Je me souviens d’un meeting avec Léon de Lépervanche au Tampon. Il a parlé dans un carreau de chiendents en face de la Sica-lait.
En novembre 1946, j’ai été délégué de Raymond Vergès aux élections générales et j’étais très fier de le représenter dans un bureau de La Plaine des Cafres. Mon suppléant est parti à 15 heures car il avait peur. Certains électeurs refusaient de passer dans l’isoloir, les colons tremblaient en voyant le gérant du gros propriétaire dans le bureau de vote....
Les grandes communes étaient dans nos mains et le docteur Vergès a été élu maire de Saint-Denis et de Saint-André... C’était un homme simple qui buvait le café assis sur un petit tabouret au milieu des gens, on l’appelait “Papa Vergès”.

J’ai vécu avec peu d’argent

À cette époque, on se déplaçait beaucoup à pied et on n’avait pas peur de faire plusieurs kilomètres pour assister à une réunion politique.
Ensuite, Debré qui n’avait aucune chance d’être élu en France s’est fait élire député ici. Avec le préfet Jean Perreau-Pradier, il a fait dissoudre toutes nos municipalités, c’était la fraude organisée et la population a vu ses votes bafoués.
L’égalité sociale a mis longtemps à vraiment s’installer, la droite a toujours voulu freiner l’application totale des lois françaises. J’ai vécu avec peu d’argent, qu’il fallait bien gérer pour finir le mois et le minimum vieillesse est à peine suffisant. Maintenant, je me déplace difficilement et je ne pourrai pas participer au rassemblement du 12 février, ce qui est bien dommage".
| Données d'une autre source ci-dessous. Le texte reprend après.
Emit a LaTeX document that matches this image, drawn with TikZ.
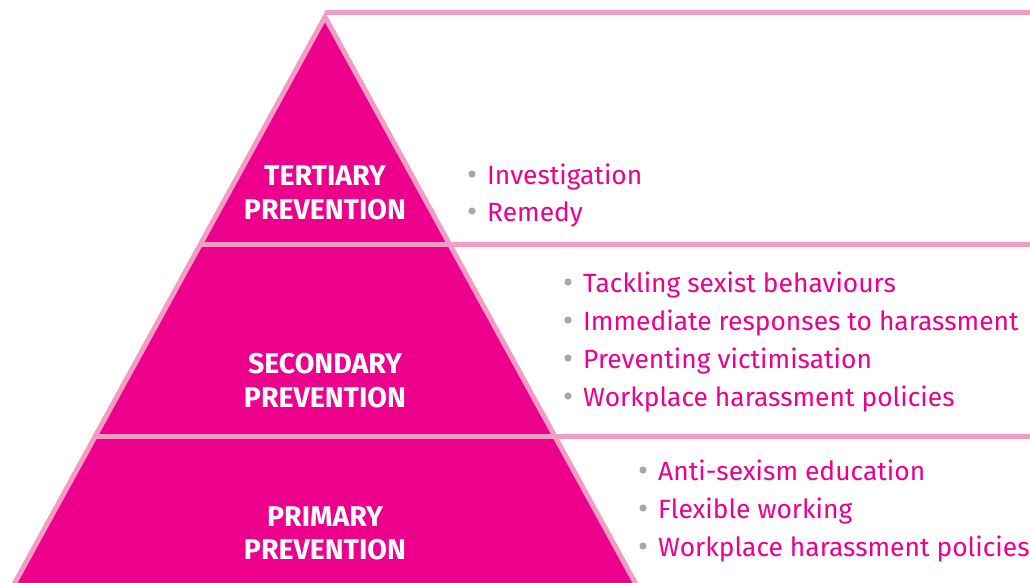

Eh oui, nous aussi trouvons qu’il est dommage que Léopold, dont la mémoire est encore bien vivace, ne puisse se rendre à Sainte-Suzanne pour y retrouver tous ceux et celles qui ont été les acteurs authentiques de ce grand moment qu’a été la départementalisation.

Marie-Hélène Berne


Pas d’inquiétude au sujet des moustiques

Jean-Max Hoarau, une des chevilles ouvrières du rassemblement des vétérans communistes réunionnais organisé ce dimanche à partir de 10 heures à Sainte-Suzanne, tient à rassurer tous les participants : il n’y a pas d’inquiétude à avoir au sujet des moustiques.
Tout d’abord, la commune de Sainte-Suzanne a mené déjà plusieurs opérations de démoustication pour protéger la population.
Ensuite, le site du Bocage Lucet Langenier a été démoustiqué au milieu de cette semaine et de nouveau ce samedi matin.
Enfin, demain, dans toute la salle du rassemblement, il y aura des répulsifs à la citronnelle et divers produits seront mis à la disposition des participants pour éviter qu’ils soient piqués.
Donc, à toutes et à tous, bienvenue demain à Sainte-Suzanne pour ce rassemblement très important dans notre histoire.